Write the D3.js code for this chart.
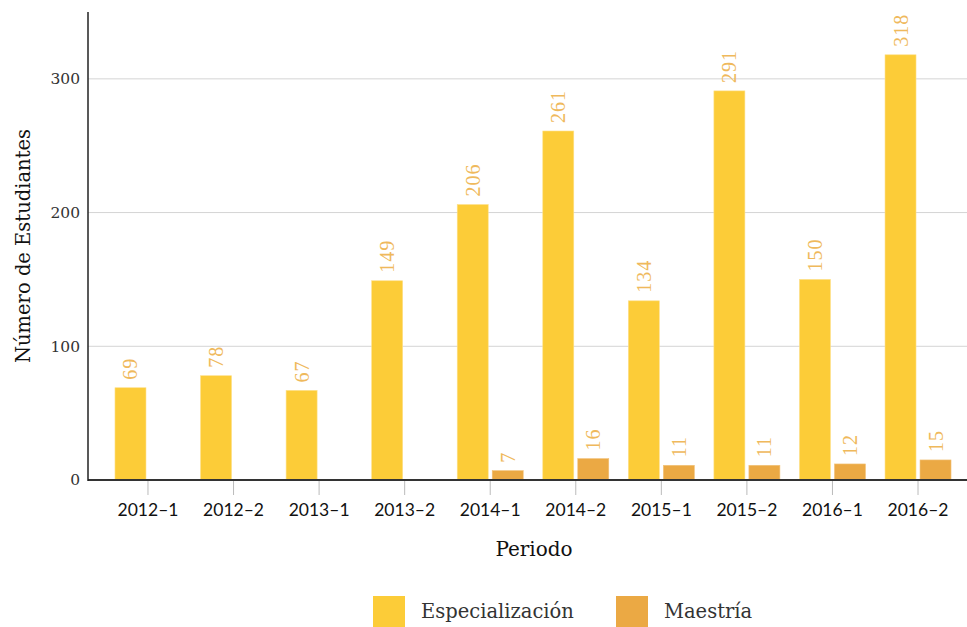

○ ○ ○ ○ ○ ○ ○

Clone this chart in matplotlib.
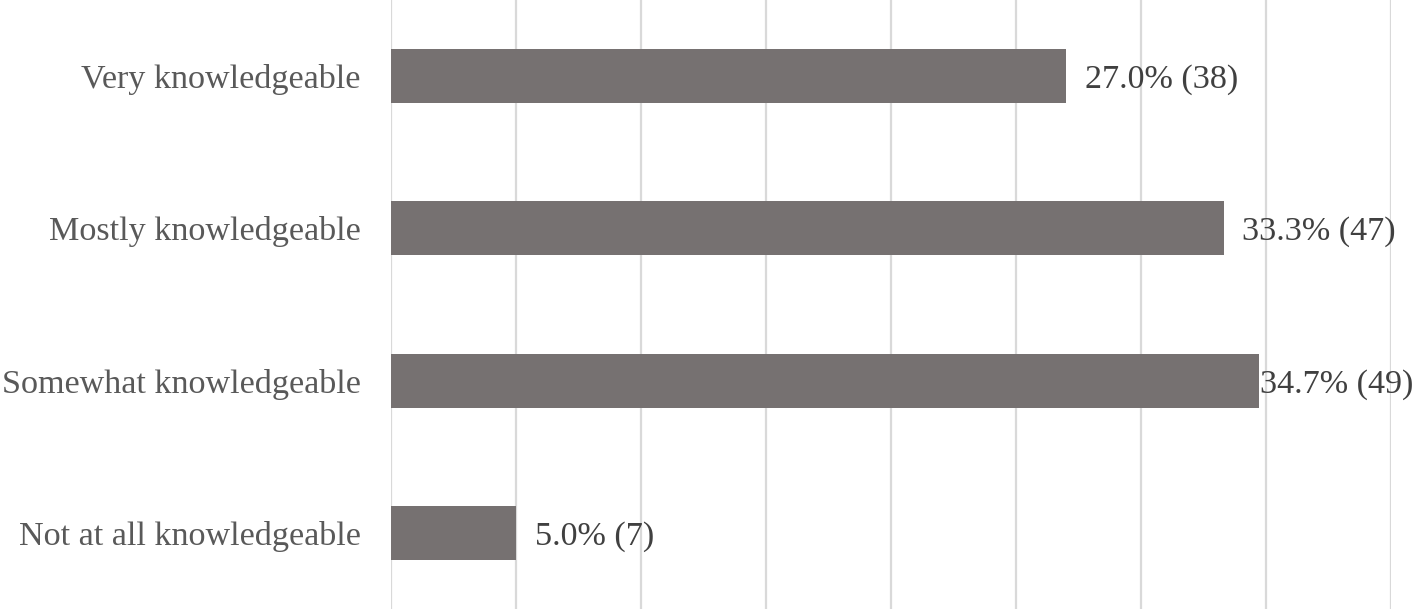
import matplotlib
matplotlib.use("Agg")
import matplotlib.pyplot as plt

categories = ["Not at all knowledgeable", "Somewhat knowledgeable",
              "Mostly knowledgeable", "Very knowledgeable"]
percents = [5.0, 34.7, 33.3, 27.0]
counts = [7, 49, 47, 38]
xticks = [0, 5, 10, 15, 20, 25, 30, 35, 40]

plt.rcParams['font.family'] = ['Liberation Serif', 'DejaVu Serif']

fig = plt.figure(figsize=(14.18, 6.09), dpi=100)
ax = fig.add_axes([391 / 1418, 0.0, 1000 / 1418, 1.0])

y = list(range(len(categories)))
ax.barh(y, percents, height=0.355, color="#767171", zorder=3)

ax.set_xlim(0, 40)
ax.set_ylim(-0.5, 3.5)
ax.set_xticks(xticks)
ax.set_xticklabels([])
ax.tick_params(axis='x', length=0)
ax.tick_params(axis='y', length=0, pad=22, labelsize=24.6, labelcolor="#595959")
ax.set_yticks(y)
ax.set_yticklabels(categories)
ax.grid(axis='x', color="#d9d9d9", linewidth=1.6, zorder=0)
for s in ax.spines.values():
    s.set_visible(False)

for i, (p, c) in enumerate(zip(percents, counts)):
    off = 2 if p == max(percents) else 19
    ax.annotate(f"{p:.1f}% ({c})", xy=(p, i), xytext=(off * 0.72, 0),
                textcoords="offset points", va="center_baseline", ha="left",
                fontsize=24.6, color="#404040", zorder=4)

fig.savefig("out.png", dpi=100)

○ ○ ○ ○ ○ ○ ○

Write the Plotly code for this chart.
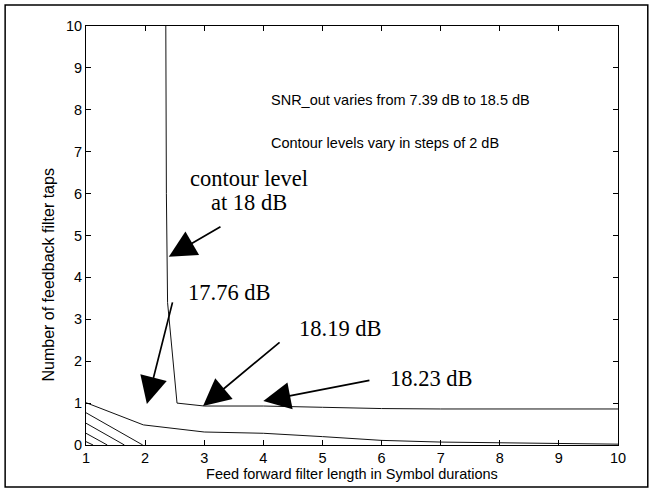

○ ○ ○ ○ ○ ○ ○

■ What is needed: Leave the pictures out, and transcribe exactly the lines above starting at the one that contains "Clone this chart in matplotlib." and ending at the one that contains "xticks = [0, 5, 10, 15, 20, 25, 30, 35, 40]".

■ Answer to this task:
Clone this chart in matplotlib.
import matplotlib
matplotlib.use("Agg")
import matplotlib.pyplot as plt

categories = ["Not at all knowledgeable", "Somewhat knowledgeable",
              "Mostly knowledgeable", "Very knowledgeable"]
percents = [5.0, 34.7, 33.3, 27.0]
counts = [7, 49, 47, 38]
xticks = [0, 5, 10, 15, 20, 25, 30, 35, 40]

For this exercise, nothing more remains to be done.